Pela definição de Gerrit W. Gong (2002:79), Standard of Civilization é a

expressão, carregada de presunções tácitas e explícitas, usada para distinguir aqueles

5

que pertencem a uma determinada sociedade dos que dela não fazem parte. O termo,

bastante difundido no século XIX para diferenciar práticas, valores e normas

comungadas pelas nações europeias colonizadoras frente aos povos considerados

bárbaros ou selvagens e, portanto, passíveis de colonização. Caiu em desuso após a

Segunda Guerra Mundial, pois carregava, em parte, uma taxonomia racista embasada

em teorias científicas que reforçavam a superioridade europeia (BUZAN, 2014: 578),

insustentável frente ao comportamento bárbaro dos Estados ocidentais entre si.

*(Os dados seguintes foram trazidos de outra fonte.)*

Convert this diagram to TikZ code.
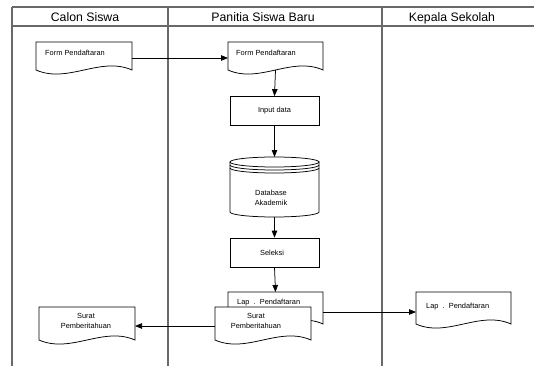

Ao final do século XX, a expressão retornou ao foco, desta feita como objeto

de análise de diversos estudos afetos à Política e às Relações Internacionais. Para

diversos autores, como Donnally (1998:1) e Mozaffari (2001:251), esse

reavivamento das discussões encontra origem no fenômeno da globalização, o qual

traz a realidade do enfraquecimento da soberania dos Estados e a formação de um

mundo integrado, caracterizado pela partilha de normas comuns. Endossando esse

entendimento, Robert W. Cox (2002:1, 7) postula que a globalização trouxe uma

ideia de homogeneização inevitável, tanto em termos econômicos como das práticas

culturais, à medida que Estados deixam de se importar com os limites das fronteiras

geográficas e passam a se ver ligados por comunidades agrupadas em virtude de sua

similaridade de pensamentos. Desse modo, para que haja a coexistência pacífica, se

faz imperiosa a prevalência de uma ética global que estabeleça padrões de normas,

valores e comportamentos nas relações interestatais, bem como entre os Estados e

seus cidadãos, pois que não é mais aceitável que um país se valha de sua soberania

para violar os direitos universais de seus nacionais.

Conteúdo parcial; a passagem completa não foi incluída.